Researchers from the University of Southern California have developed a new machine learning tool capable of detecting certain speech-related diagnostic criteria in patients being evaluated for depression. Known as SimSensei, the tool listens to patient's voices during diagnostic interviews for reductions in vowel expression characteristic of psychological and neurological disorders that may not be sufficiently clear to human interviewers. The idea is (of course) not to replace those interviewers, but to add additional objective weight to the diagnostic process.
The group's work is described in the journal IEEE Transactions on Affective Computing.

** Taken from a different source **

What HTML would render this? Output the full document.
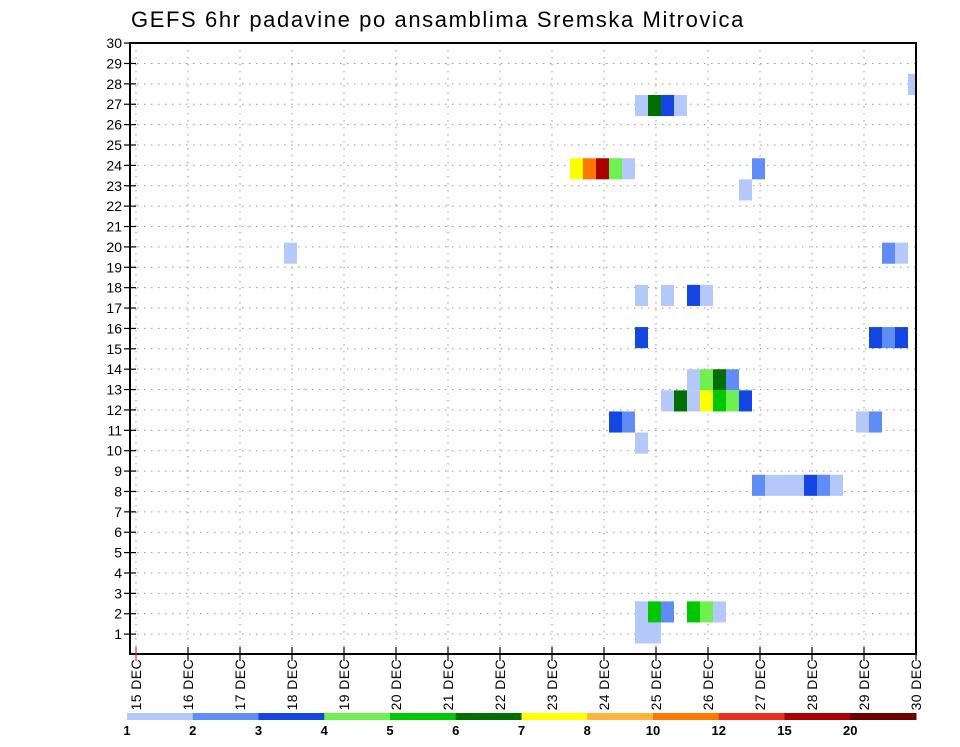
<!DOCTYPE html>
<html><head><meta charset="utf-8">
<style>
html,body{margin:0;padding:0;background:#fff;}
svg text{font-family:"Liberation Sans",sans-serif;}
</style></head>
<body>
<svg id="chart" width="960" height="742" viewBox="0 0 960 742" xmlns="http://www.w3.org/2000/svg">
<text x="131" y="27" font-size="22" letter-spacing="1.6" fill="#000">GEFS 6hr padavine po ansamblima Sremska Mitrovica</text>
<g id="grid"></g>
<g id="cells"></g>
<rect x="130" y="43" width="786" height="611" fill="none" stroke="#000" stroke-width="2"/>
<g id="axes"></g>
<g id="cbar"></g>
</svg>
<script>
const dayLabels = ["15 DEC","16 DEC","17 DEC","18 DEC","19 DEC","20 DEC","21 DEC","22 DEC","23 DEC","24 DEC","25 DEC","26 DEC","27 DEC","28 DEC","29 DEC","30 DEC"];
const memberTicks = [1,2,3,4,5,6,7,8,9,10,11,12,13,14,15,16,17,18,19,20,21,22,23,24,25,26,27,28,29,30];
const legendLabels = ["1","2","3","4","5","6","7","8","10","12","15","20"];
const classColors = ["#b4c8fa","#5f8cf5","#1446e1","#6ef050","#00c800","#006e00","#ffff00","#ffb43c","#ff7800","#e6321e","#aa0000","#6e0000"];
// cells: member, 6-hr step index from 15 DEC 00Z, precipitation class (1..12)
const cellMembers = [27,26,26,26,26,23,23,23,23,23,23,22,19,19,19,17,17,17,17,15,15,15,15,13,13,13,13,12,12,12,12,12,12,12,11,11,11,11,10,8,8,8,8,8,8,8,2,2,2,2,2,2,1,1];
const cellSteps   = [60,39,40,41,42,34,35,36,37,38,48,47,12,58,59,39,41,43,44,39,57,58,59,43,44,45,46,41,42,43,44,45,46,47,37,38,56,57,39,48,49,50,51,52,53,54,39,40,41,43,44,45,39,40];
const cellClasses = [1,1,6,3,1,7,9,11,4,1,2,1,1,2,1,1,1,3,1,3,3,2,3,1,4,6,2,1,6,1,7,5,4,3,3,2,1,2,1,2,1,1,1,3,2,1,1,5,2,5,4,1,1,1];

const NS="http://www.w3.org/2000/svg";
const X0=136, DAY=52, PL=130, PR=916, PT=43, PB=654;
function xDay(d){return X0+d*DAY;}
function xStep(t){return X0-1.5+t*DAY/4;}
function yMember(m){return 654.5-m*20.38;}
function yCell(m){return 633-(m-1)*21.1;}
function mk(tag,attrs,parent){const e=document.createElementNS(NS,tag);for(const k in attrs)e.setAttribute(k,attrs[k]);parent.appendChild(e);return e;}

const grid=document.getElementById('grid');
memberTicks.forEach(m=>{
  const l=mk('line',{x1:PL,x2:PR,y1:yMember(m),y2:yMember(m),stroke:'#999','stroke-width':1,'stroke-dasharray':'1.5,5.5'},grid);
  
  
});
dayLabels.forEach((d,i)=>{
  const l=mk('line',{x1:xDay(i),x2:xDay(i),y1:PT,y2:PB,stroke:'#999','stroke-width':1,'stroke-dasharray':'1.5,5.5'},grid);
  
  
});

const cells=document.getElementById('cells');
cellMembers.forEach((m,i)=>{
  const cx=xStep(cellSteps[i]);
  let x1=cx-6.5, x2=cx+6.5;
  x1=Math.max(x1,PL); x2=Math.min(x2,PR);
  const r=mk('rect',{x:x1,y:yCell(m)-10.55,width:x2-x1,height:21.1,fill:classColors[cellClasses[i]-1]},cells);
  
  
});

const axes=document.getElementById('axes');
memberTicks.forEach(m=>{
  const y=yMember(m);
  const t=mk('line',{x1:PL-6,x2:PL+6,y1:y,y2:y,stroke:'#000','stroke-width':1.2},axes);
  
  
  const tx=mk('text',{x:PL-8,y:y+5,'font-size':14,'text-anchor':'end',fill:'#000'},axes);
  tx.textContent=m;
  
  
});
dayLabels.forEach((d,i)=>{
  const x=xDay(i);
  const t=mk('line',{x1:x,x2:x,y1:PB-7,y2:PB+7,stroke:i===0?'#c33':'#000','stroke-width':1.2},axes);
  
  
  const tx=mk('text',{x:0,y:0,'font-size':14,'letter-spacing':'0.4','text-anchor':'end',fill:'#000',transform:`translate(${x+5},${PB+5}) rotate(-90)`},axes);
  tx.textContent=d;
  
  
});

const cbar=document.getElementById('cbar');
const CB0=127, CBW=(916-127)/classColors.length;
classColors.forEach((c,i)=>{
  const r=mk('rect',{x:CB0+i*CBW,y:713,width:CBW+0.5,height:7,fill:c},cbar);
  
  
});
legendLabels.forEach((l,i)=>{
  const tx=mk('text',{x:CB0+i*CBW,y:735,'font-size':13,'font-weight':'bold','text-anchor':'middle',fill:'#000'},cbar);
  tx.textContent=l;
  
  
});
</script>
</body></html>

Depression misdiagnosis is a huge problem in health care, particularly in cases in which a primary care doctor making (or not) the diagnosis. A 2009 meta-study covering some 50,000 patients found that docs were correctly identifying depression only about half the time, with the number of false positives outnumbering false negatives by a ratio of about three-to-one. That's totally unacceptable.
But it's also understandable. Doctors, especially general practitioners, will pretty much always overdiagnose an illness for two simple and related reasons: one, diagnosing an illness in error is almost always safer than not diagnosing an illness in error; two, eliminating with certainty the possibility of any single diagnosis requires more expertise/more confidence than otherwise. See also: overprescribing antibiotics.
A big part of the problem in diagnosing depression is that it's a very heterogenous disease. It has many different causes and is expressed in many different ways. Figure that a primary care doctor is seeing maybe hundreds of patients in a week, for all manner of illness, and the challenge involved in extracting a psychiatric diagnosis from the vagaries of self-reported symptoms and interview-based observations is pretty clear. There exists a huge hole then for something like SimSensei.
The depression-related variations in speech tracked by SimSensei are already well-documented. "Prior investigations revealed that depressed patients often display flattened or negative affect, reduced speech variability and monotonicity in loudness and pitch, reduced speech, reduced articulation rate, increased pause duration, and varied switching pause duration," the USC paper notes. "Further, depressed speech was found to show increased tension in the vocal tract and the vocal folds."
This is an obvious problem for machine learning, which is all about making predictions based on noisy data. Speech analysis, in general, is one of the field's primary concerns.
The analysis being made here is simple enough on its face. Reduce a patient's speech to only vowel sounds and then make a frequency analysis of the first and second formants (spectral peaks) of the vowels a, i, and u. The first two parts of this process involve the actual speech detector and an accompanying formant tracker. The third part is the algorithm, which is itself a fairly old (1967) machine learning device known as the k-means algorithm. Basically, it works by taking data sets and classifying them into different clusters centered around certain mean or average values.
The result of the clustering is a triangular space/graph with the spectral peaks of a, i, and u at each corner. The region inside of this triangle represents a vowel space and this is what the algorithm spits out. This resulting space is then compared against a reference "normal" vowel space and this ratio what's being tested here as the depression (and PTSD) indicator.
"We evaluate the automatically assessed vowel space in experiments with a sample of 253 individuals and show that the novel measure reveals a significantly reduced vowel space in subjects that reported symptoms of depression and PTSD," the USC team concludes. "We show that the measure is robust when analyzing only parts of the full interactions or limited amounts of speech data, which has implications on the approach's practicality. Lastly, we successfully show the measure's statistical robustness against varying demographics of individuals and articulation rate."
The resulting vowel space ratios found among depressed and nondepressed patients aren't hugely different, but they are enough to matter. The most significant problem with this study may be the initial classification of depressed/nondepressed, which is based on subjects' self-reported assessments. Moreover, the vowel space reduction seen isn't likely to be limited to depression and PTSD, and will need to investigated in conditions such as schizophrenia and Parkinson's disease as well.